Маму эта языковая классификация не слишком занимала. В конце концов, она прожила большую часть взрослой жизни внутренним эмигрантом, тосковавшим о воображаемом «не здесь», где, как она чувствовала, была ее истинная Родина. Порой она признавалась, что ей не хватает кислых зеленых антоновских яблок — вполне нейтральное набоковское переживание. И лишь однажды, услышав песенку Окуджавы об Арбате, она расплакалась.
Я же наше социалистическое государство и не принимала, и не отвергала. Я бесконечно жонглировала разными точками зрения на него, его ценностями и антиценностями. Играя в эту игру, я и выстроила свою детскую идентичность.
И теперь я оплакивала не только Родину, о которой не упоминали, но и потерю себя.
Взять, к примеру, мое имя.
Анна, Аня, Анька, Анечка, Анюта, Нюра, Нюша. Целый спектр нюансов в одном-единственном имени. А теперь? Я даже Анной уже не была. Я стала Иенна, с филадельфийским акцентом: звучное открытое русское «А» стало плоским и резиновым, как хлеб нашего изгнания Wonder Bread.

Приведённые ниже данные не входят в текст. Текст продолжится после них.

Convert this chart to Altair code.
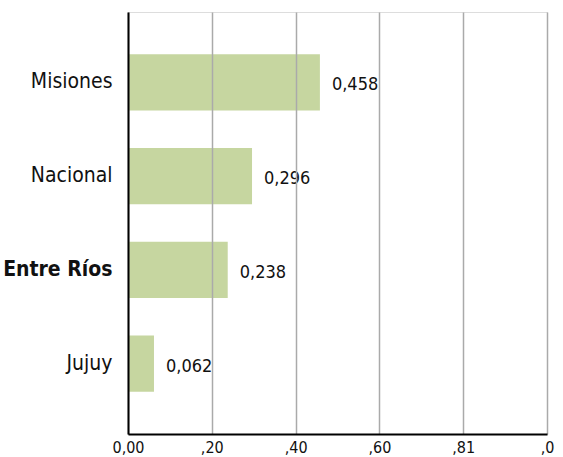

Хлеб. Я тосковала по московскому хлебу.
Стоя у холодильника, кладя колбасу Oscar Mayer на белый губчатый ломтик, я мысленно вдыхала соблазнительный дрожжевой запах нашей районной булочной на Тверском бульваре, усаженном деревьями. Там, зажав в маленькой руке гигантскую двузубую вилку, я надавливала на хлеб, проверяя его свежесть. Темные глянцевые буханки лежали на наклонных деревянных полках под лозунгом «Хлеб — наше богатство. Бережно расходуй его!».